Posted At: January 28, 2008 11:43 AM
Posted By: K. Dane Snowden, Vice President, External and State Affairs,
CTIA - The Wireless Association®
Related Categories:
Public Policy,
Wireless Taxes
Governing.com recently published an article entitled Growth & Taxes: Why Outdated State Tax Systems Undercut Economic Vitality, and What States Can Do About It. This article "hits the nail on the head" in concluding that most of today's state tax systems have not only failed to keep up with technology but hinder our local and national economies. Unfortunately, many state tax systems are still based on outdated views of technology which are a disservice to a state's consumers and economy. In fact, the typical wireless consumer now faces over 15% in taxes on their wireless service, more than twice the average tax rate for other goods and services.
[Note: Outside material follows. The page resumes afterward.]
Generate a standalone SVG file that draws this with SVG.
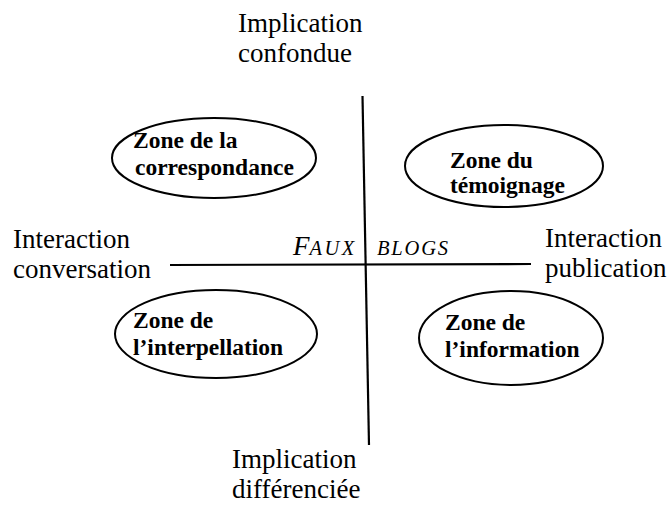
<svg xmlns="http://www.w3.org/2000/svg" width="668" height="506" viewBox="0 0 668 506">
<style>
.lbl{font-family:"Liberation Serif","Times New Roman",serif;font-size:27px;fill:#000}
.zone{font-family:"Liberation Serif","Times New Roman",serif;font-size:23.5px;font-weight:bold;fill:#000}
.ell{fill:none;stroke:#000;stroke-width:2}
.axis{stroke:#000;stroke-width:2.2;fill:none}
.it{font-family:"Liberation Serif","Times New Roman",serif;font-style:italic;fill:#000}
</style>
<rect width="668" height="506" fill="#fff"/>
<g id="axes">
<line class="axis" x1="362.5" y1="96" x2="369" y2="445"/>
<line class="axis" x1="170" y1="265" x2="531" y2="264"/>
</g>
<g id="label-top">
<text class="lbl" x="238" y="32">Implication</text>
<text class="lbl" x="238" y="62">confondue</text>
</g>
<g id="label-bottom">
<text class="lbl" x="232" y="468">Implication</text>
<text class="lbl" x="232" y="498">différenciée</text>
</g>
<g id="label-left">
<text class="lbl" x="13" y="248">Interaction</text>
<text class="lbl" x="13" y="278">conversation</text>
</g>
<g id="label-right">
<text class="lbl" x="545" y="247">Interaction</text>
<text class="lbl" x="545" y="277">publication</text>
</g>
<g id="center">
<text class="it" x="293" y="255"><tspan font-size="27">F</tspan><tspan font-size="20.5" letter-spacing="2.5">AUX</tspan></text>
<text class="it" x="377" y="255" font-size="20.5" letter-spacing="1.8">BLOGS</text>
</g>
<g id="zone-correspondance">
<ellipse class="ell" cx="214" cy="158" rx="102" ry="40"/>
<text class="zone" x="133" y="148">Zone de la</text>
<text class="zone" x="135" y="175">correspondance</text>
</g>
<g id="zone-temoignage">
<ellipse class="ell" cx="504" cy="166" rx="99" ry="41"/>
<text class="zone" x="450" y="168">Zone du</text>
<text class="zone" x="450" y="193">témoignage</text>
</g>
<g id="zone-interpellation">
<ellipse class="ell" cx="216" cy="334" rx="101" ry="44"/>
<text class="zone" x="133" y="328">Zone de</text>
<text class="zone" x="133" y="355">l’interpellation</text>
</g>
<g id="zone-information">
<ellipse class="ell" cx="511" cy="338" rx="92" ry="47"/>
<text class="zone" x="445" y="330">Zone de</text>
<text class="zone" x="445" y="357">l’information</text>
</g>
</svg>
It doesn't make sense to discourage use of a service that is invaluable to citizens from all walks of life, particularly those on limited incomes, but that's exactly what happens with such exorbitant and arbitrary taxes and fees.
As Governing.com put it:
A reliable, high-quality and affordable telecommunications system is essential to the economic competitiveness of states – to say nothing of the nation. And yet, these systems are subject to very high taxation rates in a number of states – by a tax approach set when the industry, dominated by one telephone company, was highly regulated. The result is a damper on the telecom industry.
These taxing issues are germane not only to the economic vitality of a state but to its compact with taxpayers – be they individuals or businesses. The way in which revenues are raised – the fairness and transparency – is fundamental to the trust constituents have in their government.